● **The problem**
Return verbatim everything from the first line through the line that contains "kink_p = [85.7, 69.6]", and stop there.

● **Source excerpt**
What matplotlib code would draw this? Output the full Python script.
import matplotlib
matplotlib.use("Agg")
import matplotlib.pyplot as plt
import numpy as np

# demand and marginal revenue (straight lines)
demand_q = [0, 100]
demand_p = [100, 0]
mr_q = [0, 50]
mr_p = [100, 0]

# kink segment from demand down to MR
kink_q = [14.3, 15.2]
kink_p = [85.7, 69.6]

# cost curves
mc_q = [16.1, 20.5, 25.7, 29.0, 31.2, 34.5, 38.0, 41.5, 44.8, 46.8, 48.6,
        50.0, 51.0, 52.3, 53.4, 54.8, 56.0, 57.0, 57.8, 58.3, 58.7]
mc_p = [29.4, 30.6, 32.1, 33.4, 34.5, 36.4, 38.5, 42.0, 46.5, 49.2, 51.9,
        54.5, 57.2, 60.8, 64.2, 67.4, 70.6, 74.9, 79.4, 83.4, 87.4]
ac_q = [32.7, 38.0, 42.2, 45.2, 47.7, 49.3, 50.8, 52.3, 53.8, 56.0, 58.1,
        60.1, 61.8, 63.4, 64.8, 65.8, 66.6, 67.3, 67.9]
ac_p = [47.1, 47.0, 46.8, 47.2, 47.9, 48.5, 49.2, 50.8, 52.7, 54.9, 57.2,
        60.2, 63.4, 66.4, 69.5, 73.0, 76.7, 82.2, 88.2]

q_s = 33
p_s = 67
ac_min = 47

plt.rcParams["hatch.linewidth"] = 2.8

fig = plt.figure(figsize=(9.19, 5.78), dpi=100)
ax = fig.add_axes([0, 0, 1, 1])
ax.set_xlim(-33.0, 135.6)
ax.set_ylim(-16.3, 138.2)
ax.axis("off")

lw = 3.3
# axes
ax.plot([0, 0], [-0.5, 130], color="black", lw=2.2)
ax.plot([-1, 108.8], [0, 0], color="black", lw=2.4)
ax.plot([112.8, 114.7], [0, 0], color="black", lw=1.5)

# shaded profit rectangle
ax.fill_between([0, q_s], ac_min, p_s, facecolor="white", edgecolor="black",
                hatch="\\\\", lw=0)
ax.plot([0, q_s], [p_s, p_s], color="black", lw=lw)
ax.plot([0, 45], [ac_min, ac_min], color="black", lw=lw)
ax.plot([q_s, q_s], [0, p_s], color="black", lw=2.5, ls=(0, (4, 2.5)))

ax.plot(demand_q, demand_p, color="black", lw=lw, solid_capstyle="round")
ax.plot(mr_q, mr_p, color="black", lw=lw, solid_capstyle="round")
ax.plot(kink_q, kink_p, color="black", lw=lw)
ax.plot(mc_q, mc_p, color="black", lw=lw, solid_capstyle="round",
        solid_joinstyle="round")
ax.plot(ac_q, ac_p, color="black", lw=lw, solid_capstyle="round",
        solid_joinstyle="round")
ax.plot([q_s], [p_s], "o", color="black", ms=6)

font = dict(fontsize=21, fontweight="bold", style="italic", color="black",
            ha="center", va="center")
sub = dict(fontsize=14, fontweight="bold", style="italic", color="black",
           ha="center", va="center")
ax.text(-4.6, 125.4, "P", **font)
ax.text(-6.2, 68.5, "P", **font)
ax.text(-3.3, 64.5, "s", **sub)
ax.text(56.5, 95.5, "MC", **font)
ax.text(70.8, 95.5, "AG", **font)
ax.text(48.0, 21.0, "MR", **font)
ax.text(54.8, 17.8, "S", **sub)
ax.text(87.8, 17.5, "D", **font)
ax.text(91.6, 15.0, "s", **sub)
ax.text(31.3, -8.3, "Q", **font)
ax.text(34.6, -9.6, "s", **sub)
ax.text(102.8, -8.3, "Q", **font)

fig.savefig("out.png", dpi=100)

● **The result**
What matplotlib code would draw this? Output the full Python script.
import matplotlib
matplotlib.use("Agg")
import matplotlib.pyplot as plt
import numpy as np

# demand and marginal revenue (straight lines)
demand_q = [0, 100]
demand_p = [100, 0]
mr_q = [0, 50]
mr_p = [100, 0]

# kink segment from demand down to MR
kink_q = [14.3, 15.2]
kink_p = [85.7, 69.6]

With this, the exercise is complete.